The overnight anchorage at Vulcano was solid although ferries and tankers were coming and going for most of the evening and starting up again at 7am so not the most peaceful. We decided to give the next island in the chain, Lipari, a miss and head for Panarea – the Capri of the Aeolian Isles. However, as we drew near, we were disappointed in the anchorages as they were either small, dull or both. Instead, we went to an island nearby called Liscia Bianca where there were more hot, geothermal springs. As we approached, Liz noticed that she had finally caught a fish! We weren’t sure what it was but erred on the side of caution and used it later as further bait – to no avail. We anchored between two small islets for lunch and a swim. Sadly, there were jellyfish about so none of us stayed in the water for long although Liz found a new use for the lilo.
We left there around 4.30pm to make our way up to Stromboli. We had been en route to there last September when we had to divert to Tropea to get the hull cleaned.

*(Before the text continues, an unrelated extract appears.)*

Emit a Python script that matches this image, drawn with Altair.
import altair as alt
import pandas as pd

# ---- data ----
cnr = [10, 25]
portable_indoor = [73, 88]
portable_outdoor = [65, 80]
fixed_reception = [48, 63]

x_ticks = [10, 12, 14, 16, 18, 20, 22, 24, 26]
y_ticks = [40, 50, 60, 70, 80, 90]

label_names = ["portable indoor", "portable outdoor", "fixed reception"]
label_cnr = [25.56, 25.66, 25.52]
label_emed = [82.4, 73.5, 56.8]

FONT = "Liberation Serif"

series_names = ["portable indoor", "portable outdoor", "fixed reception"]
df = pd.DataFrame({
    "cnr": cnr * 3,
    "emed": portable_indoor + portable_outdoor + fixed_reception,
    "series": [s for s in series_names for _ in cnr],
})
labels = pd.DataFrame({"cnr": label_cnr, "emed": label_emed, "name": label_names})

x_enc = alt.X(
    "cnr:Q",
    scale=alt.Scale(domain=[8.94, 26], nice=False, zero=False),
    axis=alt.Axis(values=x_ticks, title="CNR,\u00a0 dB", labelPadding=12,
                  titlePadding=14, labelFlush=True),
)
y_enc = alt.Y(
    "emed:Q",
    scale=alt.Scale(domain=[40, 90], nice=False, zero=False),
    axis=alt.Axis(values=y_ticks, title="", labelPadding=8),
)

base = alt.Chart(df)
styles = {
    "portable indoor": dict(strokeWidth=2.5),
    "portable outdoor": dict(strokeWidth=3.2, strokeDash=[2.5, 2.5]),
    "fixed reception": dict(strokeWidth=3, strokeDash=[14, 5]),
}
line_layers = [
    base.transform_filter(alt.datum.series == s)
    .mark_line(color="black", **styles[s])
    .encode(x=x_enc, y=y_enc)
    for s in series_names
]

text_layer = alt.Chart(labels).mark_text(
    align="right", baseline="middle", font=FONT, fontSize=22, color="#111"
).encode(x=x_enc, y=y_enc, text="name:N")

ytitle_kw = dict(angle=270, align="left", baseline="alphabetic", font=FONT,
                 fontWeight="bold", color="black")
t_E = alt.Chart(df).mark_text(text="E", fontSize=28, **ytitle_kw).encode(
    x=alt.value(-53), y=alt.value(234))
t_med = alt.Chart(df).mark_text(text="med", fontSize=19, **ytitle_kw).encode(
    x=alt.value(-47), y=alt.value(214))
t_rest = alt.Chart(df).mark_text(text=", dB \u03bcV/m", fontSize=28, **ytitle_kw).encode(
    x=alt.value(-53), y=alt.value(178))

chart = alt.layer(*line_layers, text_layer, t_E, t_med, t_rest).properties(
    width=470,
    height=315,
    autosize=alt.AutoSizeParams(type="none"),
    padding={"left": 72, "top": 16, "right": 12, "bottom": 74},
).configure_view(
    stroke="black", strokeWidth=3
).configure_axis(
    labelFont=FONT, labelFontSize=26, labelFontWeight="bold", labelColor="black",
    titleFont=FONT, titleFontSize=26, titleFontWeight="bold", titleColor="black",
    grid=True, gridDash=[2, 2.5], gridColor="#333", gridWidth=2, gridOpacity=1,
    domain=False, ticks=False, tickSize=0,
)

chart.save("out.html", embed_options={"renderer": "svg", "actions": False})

We had planned to anchor near San Vincenzo on the NE corner of Stromboli so that we would be close by but not actually under any eruptions. The anchorage was crowded as there were day tripper boats as well as yachts so finding a spot where there was black sand rather than rocks and space proved elusive for a while. We noticed that a few boats were actually attached to submerged mooring buoys and not anchored so their turning circle would be very different. Eventually, we found a spot we were happy with and settled down for the evening. There was something quite magical about sitting in the lee of the volcano, catching a whisper of red flames lighting up the sky – or were we just imagining it? We decided that we would make our way back to Taormina on the Saturday so that we had a day to spare before Loui and Katie flew back to London. They had changed their flights to go from Catania rather than Valletta so could spend another day with us. The sail back to the top of the Messina Straits was more of a motor as again very little wind but we got up early to try and catch some of the eruptions before dawn. Sadly, the top half of the volcano was covered in cloud so Katie never did see any smouldering boulders crashing down the mountain. Of course, the cloud dispersed as the sun broke through.

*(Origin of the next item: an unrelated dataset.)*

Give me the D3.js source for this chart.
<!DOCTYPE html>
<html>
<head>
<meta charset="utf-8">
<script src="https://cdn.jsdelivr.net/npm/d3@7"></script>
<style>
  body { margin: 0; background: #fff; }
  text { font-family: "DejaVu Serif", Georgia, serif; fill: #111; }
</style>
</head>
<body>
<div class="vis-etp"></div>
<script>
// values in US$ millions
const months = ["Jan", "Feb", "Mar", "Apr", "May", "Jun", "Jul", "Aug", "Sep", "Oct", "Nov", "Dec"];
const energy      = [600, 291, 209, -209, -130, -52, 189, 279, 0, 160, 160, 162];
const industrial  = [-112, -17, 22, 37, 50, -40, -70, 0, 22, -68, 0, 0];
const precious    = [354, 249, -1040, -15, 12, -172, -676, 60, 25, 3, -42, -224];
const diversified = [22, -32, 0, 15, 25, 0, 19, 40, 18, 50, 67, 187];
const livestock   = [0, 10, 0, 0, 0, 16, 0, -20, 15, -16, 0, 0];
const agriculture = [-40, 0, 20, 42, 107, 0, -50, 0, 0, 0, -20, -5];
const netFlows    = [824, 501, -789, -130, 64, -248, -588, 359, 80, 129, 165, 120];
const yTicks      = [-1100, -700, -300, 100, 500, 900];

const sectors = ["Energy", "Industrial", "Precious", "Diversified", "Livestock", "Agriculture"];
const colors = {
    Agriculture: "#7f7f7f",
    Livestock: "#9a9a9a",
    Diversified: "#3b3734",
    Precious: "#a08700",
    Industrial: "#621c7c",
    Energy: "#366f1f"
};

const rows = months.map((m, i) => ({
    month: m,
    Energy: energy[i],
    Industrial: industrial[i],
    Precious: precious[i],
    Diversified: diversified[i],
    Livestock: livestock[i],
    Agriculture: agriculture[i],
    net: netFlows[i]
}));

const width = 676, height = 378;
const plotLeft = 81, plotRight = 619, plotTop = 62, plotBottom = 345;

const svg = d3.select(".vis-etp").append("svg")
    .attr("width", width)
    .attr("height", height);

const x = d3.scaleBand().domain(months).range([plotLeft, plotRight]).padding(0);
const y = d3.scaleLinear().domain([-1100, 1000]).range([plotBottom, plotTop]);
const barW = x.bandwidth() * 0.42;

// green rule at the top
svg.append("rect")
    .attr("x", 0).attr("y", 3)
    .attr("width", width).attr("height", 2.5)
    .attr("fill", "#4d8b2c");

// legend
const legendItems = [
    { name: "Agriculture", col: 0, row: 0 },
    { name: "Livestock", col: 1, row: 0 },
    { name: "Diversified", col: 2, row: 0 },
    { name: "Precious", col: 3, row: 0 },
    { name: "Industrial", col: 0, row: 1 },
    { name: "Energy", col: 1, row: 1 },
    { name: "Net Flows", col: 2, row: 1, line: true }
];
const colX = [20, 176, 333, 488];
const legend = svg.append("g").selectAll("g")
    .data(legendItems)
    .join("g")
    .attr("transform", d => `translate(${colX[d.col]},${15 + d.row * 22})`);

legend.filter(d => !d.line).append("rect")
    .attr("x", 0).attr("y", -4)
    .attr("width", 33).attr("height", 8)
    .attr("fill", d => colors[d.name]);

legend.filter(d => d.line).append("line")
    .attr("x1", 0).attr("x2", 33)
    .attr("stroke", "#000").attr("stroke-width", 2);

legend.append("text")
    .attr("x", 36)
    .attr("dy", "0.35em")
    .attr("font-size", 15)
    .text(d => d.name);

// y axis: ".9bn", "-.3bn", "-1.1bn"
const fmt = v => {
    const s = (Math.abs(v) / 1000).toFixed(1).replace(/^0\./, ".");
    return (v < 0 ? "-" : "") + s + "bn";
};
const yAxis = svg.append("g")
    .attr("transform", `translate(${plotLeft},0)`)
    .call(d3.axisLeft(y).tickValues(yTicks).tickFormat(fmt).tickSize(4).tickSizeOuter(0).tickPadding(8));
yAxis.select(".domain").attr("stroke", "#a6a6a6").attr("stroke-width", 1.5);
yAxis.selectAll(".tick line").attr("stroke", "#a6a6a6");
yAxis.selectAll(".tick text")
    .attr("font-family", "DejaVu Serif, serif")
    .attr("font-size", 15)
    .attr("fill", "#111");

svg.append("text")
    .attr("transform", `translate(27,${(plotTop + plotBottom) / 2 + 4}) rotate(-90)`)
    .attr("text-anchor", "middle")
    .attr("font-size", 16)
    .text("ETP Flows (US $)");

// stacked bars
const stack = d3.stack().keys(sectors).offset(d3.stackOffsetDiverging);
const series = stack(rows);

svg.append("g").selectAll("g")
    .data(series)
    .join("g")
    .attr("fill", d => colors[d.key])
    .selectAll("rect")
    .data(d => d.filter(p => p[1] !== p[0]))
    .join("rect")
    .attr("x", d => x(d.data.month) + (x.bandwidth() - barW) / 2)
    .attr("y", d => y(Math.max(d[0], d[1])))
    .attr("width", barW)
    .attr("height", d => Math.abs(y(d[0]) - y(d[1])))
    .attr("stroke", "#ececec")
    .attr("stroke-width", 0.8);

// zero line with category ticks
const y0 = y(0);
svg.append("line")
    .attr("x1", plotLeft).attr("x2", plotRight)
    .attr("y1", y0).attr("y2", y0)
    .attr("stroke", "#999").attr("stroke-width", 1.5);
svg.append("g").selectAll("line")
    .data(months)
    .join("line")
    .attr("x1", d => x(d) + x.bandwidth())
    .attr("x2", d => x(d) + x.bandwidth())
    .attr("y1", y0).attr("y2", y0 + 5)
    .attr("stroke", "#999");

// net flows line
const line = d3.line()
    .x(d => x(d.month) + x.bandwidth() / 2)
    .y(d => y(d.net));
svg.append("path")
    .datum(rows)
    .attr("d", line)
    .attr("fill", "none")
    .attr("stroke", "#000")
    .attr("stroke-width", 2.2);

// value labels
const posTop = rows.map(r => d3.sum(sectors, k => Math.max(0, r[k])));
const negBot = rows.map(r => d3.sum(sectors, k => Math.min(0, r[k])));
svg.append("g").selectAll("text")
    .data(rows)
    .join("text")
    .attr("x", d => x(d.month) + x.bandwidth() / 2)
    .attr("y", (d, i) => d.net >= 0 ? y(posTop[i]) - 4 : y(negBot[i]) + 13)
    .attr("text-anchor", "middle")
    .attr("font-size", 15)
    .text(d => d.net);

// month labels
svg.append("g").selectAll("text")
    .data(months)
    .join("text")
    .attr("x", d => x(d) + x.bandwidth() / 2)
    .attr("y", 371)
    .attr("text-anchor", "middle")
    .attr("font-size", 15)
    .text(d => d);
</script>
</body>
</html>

Once we reached Messina, the wind got up and we had an amazing sail, surfing 2m waves all the way down to Taormina. With the wind gusting over 25 knots and the current giving us an extra knot or two, we hit 8.6 knots over the ground – and this with just the Genoa up.
Dinner on board was an episode of ready steady cook as we needed to use stuff up as the fridge has well and truly packed up. Beers were put in a fishing net off the back for later.